By Laura M. James
I. Introduction and key findings
Oil and security in Sudan and South Sudan are, in the words of one former oil minister, ‘two faces of the same coin’.1 At the international, regional, national, state, and community levels, it is possible to trace how oil exploration, extraction, and exploitation have contributed to insecurity, both directly and indirectly.
More rarely, these activities have temporarily improved security, often through patronage or subornation. At the same time, security levels have an impact on oil production, as fighting provokes shutdowns or, more subtly, deters future investment.

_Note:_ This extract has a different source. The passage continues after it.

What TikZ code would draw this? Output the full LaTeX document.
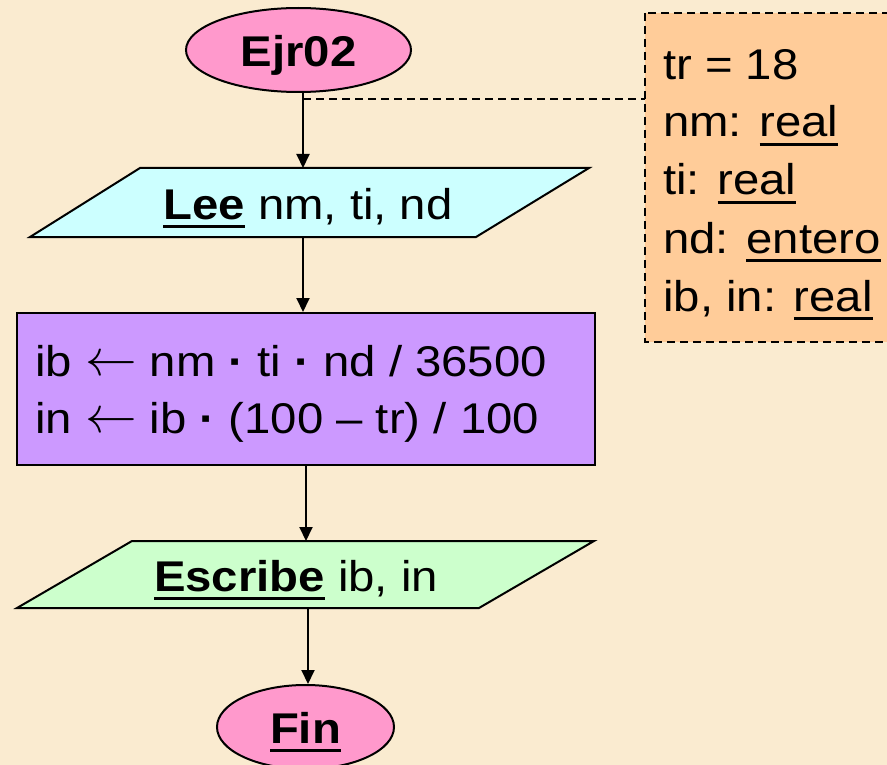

This Working Paper reviews the historical linkages between oil and security in Sudan and South Sudan, and provides an overview of the key actors in the sector. After considering the security impact of the political and economic dimensions of oil production, it examines the more direct relationship between oil and violence, assessing the current situation within and between the two states as well as at the local community level as of mid-2015. It then identifies the similarities and differences between the Sudanese and South Sudanese oil ministries’ approaches to human security, and the impact of the current civil conflict.
The key conclusions are:
• The oil–conflict nexus is widely acknowledged as a global phenomenon, yet in Sudan and South Sudan, it has been intensified by an accident of history and geography: the location of most of the oilfields along the volatile former colonial border between the two countries.
• Under recent peace agreements, the Sudanese and South Sudanese governments have to some extent harnessed the oil industry to promote security between the two countries, based on the common interest established by South Sudan’s possession of most of the oil and Sudan’s control of the export infrastructure. At a subnational level, however, oil, patronage, insecurity, and civil conflict remain closely bound together.
• Barring major new discoveries in the future, oil production in Sudan and South Sudan has probably already peaked. The economic and political adjustments to declining revenue, some of which have already begun, could further boost insecurity in both countries.
• The oilfields have been an important prize in the civil conflict that broke out in South Sudan in December 2013. While the rebels have not captured the oilfields, their activities have significantly diminished the government’s cash flow. The violence was initially exacerbated by oil-linked community discontent in Unity and Upper Nile states. The ongoing fighting has also further contributed to environmental degradation and poor community relations in the oil areas.
• There are rumblings of ongoing community discontent in Sudan, particularly among Missiriya groups, which have been responsible for pervasive lowlevel insecurity that has been hindering oil operations. The government has made partial efforts to address this, and has thus far succeeded in limiting the unrest, but not in eliminating the underlying causes.
• Since late 2013, relations between Sudan and South Sudan have been unusually cooperative, based on a common interest in keeping the oil flowing. This rapprochement remains vulnerable, however, not only to potential economic pressures and new disputes when the oil agreement expires at the end of 2016, but also to cross-border aspects of ongoing civil strife in both countries, combined with local tensions.
• Sudan’s poor management of the oil sector has led to corruption, overcentralization, and environmental degradation, causing serious grievances among the local communities. This dynamic has to some extent been mirrored in the new state of South Sudan. While Sudan’s efforts at improvement remain largely nominal, South Sudan has managed to put in place strong legislation in line with international best practices. There has been no effective implementation, however, and the prospect of progress receded when the civil conflict began.
The bulk of the research for this paper was carried out in January–April 2014, with further work conducted in April and October 2015. Given the lack of transparency in much of the oil sector in Sudan and South Sudan, this research is based on cross-referencing of the widest possible range of sources. These include not only official publications and unpublished internal reports, but also interviews with policy-makers, advisers, and officials. Due to poor security conditions, the author was not able to visit the oil areas and interview community members directly; however, she drew on secondary sources to ensure that their voices informed the analysis.